NAME
boot1.efi
—
UEFI chain loader
DESCRIPTION
boot1.efi
has been deprecated and will be
removed from a future release.
loader.efi(8) handles all its former use cases with more
flexibility.
On UEFI systems, boot1.efi
loads
/boot/loader.efi from the default root file system
and transfers execution there. Some systems may need to use
gptboot.efi(8) when
loader.efi(8) cannot be used directly on the ESP (EFI System
Partition).
Initialization
Before looking for the boot device,
boot1.efi
does the following initialization
- Sets up the console using the default UEFI console routines.
- Discovers all possible block devices on the system.
- Initializes all file system modules to read files from those devices
Boot Device Selection
boot1.efi
uses the following sequence to
determine the root file system for booting:
- If ZFS is configured,
boot1.efi
will search the for zpools that are bootable, preferring the zpool on the boot device over the others. - If UFS is configured,
boot1.efi
will search all UFS partitions for a bootable partition. It will prefer the lowest numbered bootable partition on the boot device over all other choices. It will fall back to partitions on other devices if none are found.

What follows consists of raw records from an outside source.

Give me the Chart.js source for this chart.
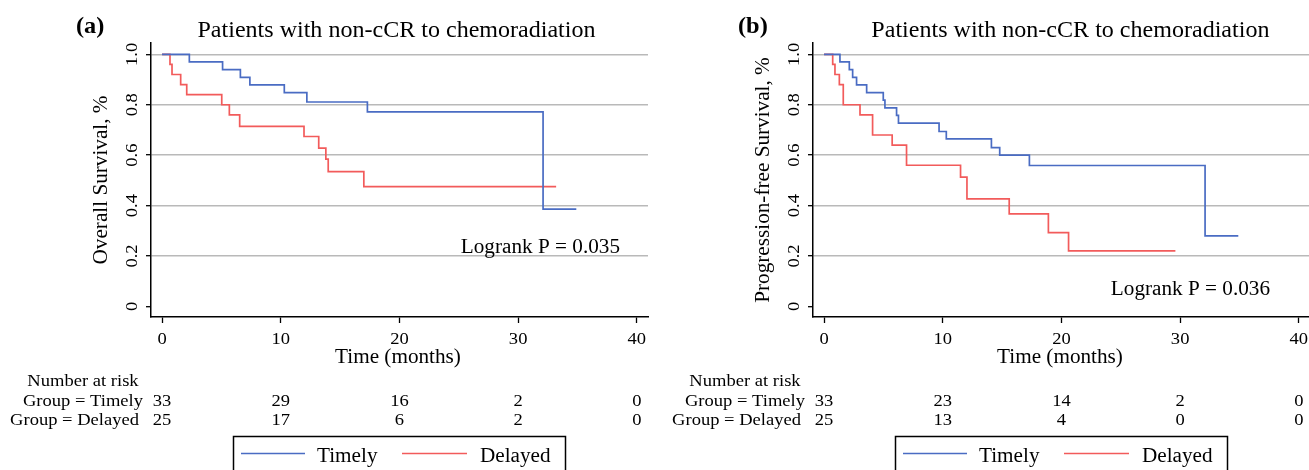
<!DOCTYPE html>
<html>
<head>
<meta charset="UTF-8">
<title>Survival by chemoradiation timing</title>
<script src="https://cdn.jsdelivr.net/npm/chart.js"></script>
<style>
    html, body { margin: 0; padding: 0; background: #fff; overflow: hidden; }
    #wrap { position: relative; width: 1309px; height: 470px; }
    canvas { position: absolute; top: 0; }
    #chartA { left: 0; }
    #chartB { left: 662px; }
</style>
</head>
<body>
<div id="wrap">
    <canvas id="chartA" width="662" height="470"></canvas>
    <canvas id="chartB" width="662" height="470"></canvas>
</div>

<script>
    // axes
    const timeTicks = [0, 10, 20, 30, 40];
    const survTicks = [0, 0.2, 0.4, 0.6, 0.8, 1.0];
    const survTickLabels = ['0', '0.2', '0.4', '0.6', '0.8', '1.0'];
    const groups = ['Timely', 'Delayed'];

    // (a) overall survival, step points (months, survival)
    const osTimelyTime = [0, 2.3, 5.1, 6.6, 7.4, 10.3, 12.2, 17.3, 32.1, 34.9];
    const osTimelySurv = [1, 0.970, 0.939, 0.909, 0.879, 0.848, 0.811, 0.772, 0.386, 0.386];
    const osDelayedTime = [0, 0.67, 0.84, 1.57, 2.08, 5.03, 5.67, 6.54, 11.96, 13.2, 13.8, 14.0, 17.0, 33.2];
    const osDelayedSurv = [1, 0.96, 0.92, 0.88, 0.84, 0.80, 0.76, 0.714, 0.674, 0.628, 0.584, 0.535, 0.475, 0.475];
    const osRiskTimely = [33, 29, 16, 2, 0];
    const osRiskDelayed = [25, 17, 6, 2, 0];

    // (b) progression-free survival
    const pfsTimelyTime = [0, 1.34, 2.13, 2.41, 2.74, 3.59, 4.99, 5.13, 6.11, 6.27, 9.69, 10.3, 14.1, 14.8, 17.3, 32.1, 34.9];
    const pfsTimelySurv = [1, 0.970, 0.939, 0.909, 0.879, 0.848, 0.818, 0.788, 0.758, 0.727, 0.694, 0.665, 0.630, 0.600, 0.559, 0.280, 0.280];
    const pfsDelayedTime = [0, 0.73, 0.92, 1.29, 1.62, 3.03, 4.09, 5.74, 6.95, 11.5, 12.04, 15.6, 18.9, 20.6, 29.6];
    const pfsDelayedSurv = [1, 0.96, 0.92, 0.88, 0.80, 0.76, 0.68, 0.64, 0.56, 0.513, 0.427, 0.367, 0.293, 0.220, 0.220];
    const pfsRiskTimely = [33, 23, 14, 2, 0];
    const pfsRiskDelayed = [25, 13, 4, 0, 0];

    const BLUE = '#4a6cc3';
    const RED = '#f25b5b';
    const SERIF = '"Liberation Serif", "Times New Roman", serif';
    const STRETCH = 1.06;

    function txt(ctx, s, x, y, size, o) {
        o = o || {};
        ctx.save();
        ctx.translate(x, y);
        if (o.rot) ctx.rotate(-Math.PI / 2);
        ctx.scale(STRETCH, 1);
        ctx.font = (o.bold ? 'bold ' : '') + size + 'px ' + SERIF;
        ctx.textAlign = o.align || 'center';
        ctx.textBaseline = o.base || 'alphabetic';
        ctx.fillStyle = '#000';
        ctx.fillText(s, 0, 0);
        ctx.restore();
    }

    function steps(t, s) {
        return t.map((v, i) => ({ x: v, y: s[i] }));
    }

    function makePanel(id, p) {
        const textPlugin = {
            id: 'kmText',
            afterDraw(chart) {
                const ctx = chart.ctx;
                const xs = chart.scales.x, ys = chart.scales.y;
                const area = chart.chartArea;

                txt(ctx, p.label, 76, 32.5, 23, { bold: true, align: 'left' });
                txt(ctx, 'Patients with non-cCR to chemoradiation', p.titleX, 36.7, 22.7);

                survTicks.forEach((v, i) => {
                    txt(ctx, survTickLabels[i], 137, ys.getPixelForValue(v), 17.5, { rot: true });
                });
                txt(ctx, p.yTitle, 107.3, (area.top + area.bottom) / 2, 20, { rot: true });

                timeTicks.forEach(v => {
                    txt(ctx, String(v), xs.getPixelForValue(v), 344, 17.5);
                });
                txt(ctx, 'Time (months)', (area.left + area.right) / 2 - 1.5, 363.3, 20);

                txt(ctx, p.logrank, xs.getPixelForValue(p.logrankAt[0]), ys.getPixelForValue(p.logrankAt[1]), 20, { align: 'right' });

                // number at risk table
                txt(ctx, 'Number at risk', 83, 386, 17.5);
                txt(ctx, 'Group = ' + groups[0], 143, 406, 17.5, { align: 'right' });
                txt(ctx, 'Group = ' + groups[1], 139, 425, 17.5, { align: 'right' });
                timeTicks.forEach((v, i) => {
                    const x = xs.getPixelForValue(v);
                    txt(ctx, String(p.riskTimely[i]), x, 406, 17.5);
                    txt(ctx, String(p.riskDelayed[i]), x, 425, 17.5);
                });

                // legend box
                ctx.save();
                ctx.strokeStyle = '#000';
                ctx.lineWidth = 1.5;
                ctx.strokeRect(233.5, 436.5, 332, 60);
                ctx.lineWidth = 1.6;
                ctx.strokeStyle = BLUE;
                ctx.beginPath(); ctx.moveTo(241, 453.5); ctx.lineTo(305, 453.5); ctx.stroke();
                ctx.strokeStyle = RED;
                ctx.beginPath(); ctx.moveTo(402, 453.5); ctx.lineTo(467, 453.5); ctx.stroke();
                ctx.restore();
                txt(ctx, groups[0], 317, 462, 20, { align: 'left' });
                txt(ctx, groups[1], 480, 462, 20, { align: 'left' });
            }
        };

        return new Chart(document.getElementById(id).getContext('2d'), {
            type: 'line',
            data: {
                datasets: [{
                    label: groups[0],
                    data: steps(p.timelyTime, p.timelySurv),
                    borderColor: BLUE,
                    borderWidth: 1.7,
                    stepped: 'before',
                    pointRadius: 0,
                    fill: false
                }, {
                    label: groups[1],
                    data: steps(p.delayedTime, p.delayedSurv),
                    borderColor: RED,
                    borderWidth: 1.7,
                    stepped: 'before',
                    pointRadius: 0,
                    fill: false
                }]
            },
            options: {
                responsive: false,
                animation: false,
                layout: { padding: { left: 0, top: 43, right: 14, bottom: 153 } },
                plugins: {
                    legend: { display: false },
                    tooltip: { enabled: false }
                },
                scales: {
                    x: {
                        type: 'linear',
                        min: -0.93,
                        max: 40.94,
                        afterBuildTicks: s => { s.ticks = timeTicks.map(v => ({ value: v })); },
                        afterFit: s => { s.height = 0; },
                        ticks: { display: false },
                        grid: { drawOnChartArea: false, drawTicks: true, tickLength: 6, tickColor: '#000', tickWidth: 1.3 },
                        border: { color: '#000', width: 1.5 }
                    },
                    y: {
                        type: 'linear',
                        min: -0.042,
                        max: 1.045,
                        afterBuildTicks: s => { s.ticks = survTicks.map(v => ({ value: v })); },
                        afterFit: s => { s.width = 151; },
                        ticks: { display: false },
                        grid: {
                            color: c => (c.tick && c.tick.value === 0) ? 'rgba(0,0,0,0)' : '#b9b9b9',
                            lineWidth: 1.4,
                            tickLength: 5,
                            tickColor: '#000',
                            tickWidth: 1.3
                        },
                        border: { color: '#000', width: 1.5 }
                    }
                }
            },
            plugins: [textPlugin]
        });
    }

    makePanel('chartA', {
        label: '(a)',
        titleX: 396.5,
        yTitle: 'Overall Survival, %',
        logrank: 'Logrank P = 0.035',
        logrankAt: [38.58, 0.211],
        timelyTime: osTimelyTime, timelySurv: osTimelySurv,
        delayedTime: osDelayedTime, delayedSurv: osDelayedSurv,
        riskTimely: osRiskTimely, riskDelayed: osRiskDelayed
    });

    makePanel('chartB', {
        label: '(b)',
        titleX: 408.4,
        yTitle: 'Progression-free Survival, %',
        logrank: 'Logrank P = 0.036',
        logrankAt: [37.57, 0.046],
        timelyTime: pfsTimelyTime, timelySurv: pfsTimelySurv,
        delayedTime: pfsDelayedTime, delayedSurv: pfsDelayedSurv,
        riskTimely: pfsRiskTimely, riskDelayed: pfsRiskDelayed
    });
</script>
</body>
</html>
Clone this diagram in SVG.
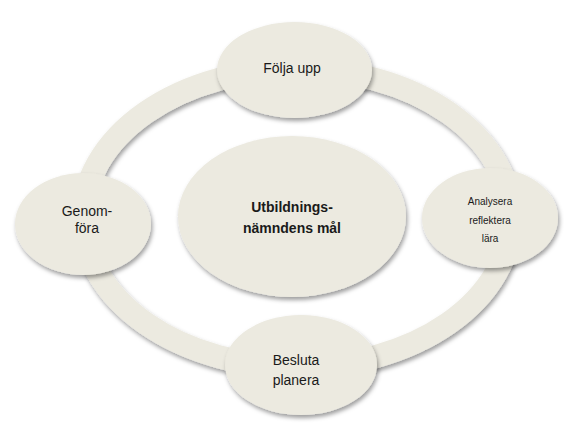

A partition is considered bootable if it can load /boot/loader.efi from it. Command line arguments to the next boot stage are read from the first existing file of /boot.config or /boot/config in that order.
Caveats
- The order in which file systems are tried is undefined.
- No encryption support is available.
- There's no way to interrupt the boot process to select booting from some other location.
- When configuring a serial console for FreeBSD, but not for UEFI, no output will show up on the serial console from boot1.efi.
- There's no support for marking partitions as the preferred one. See gptboot.efi(8).
- There's no support for boot-once functionality. See gptboot.efi(8).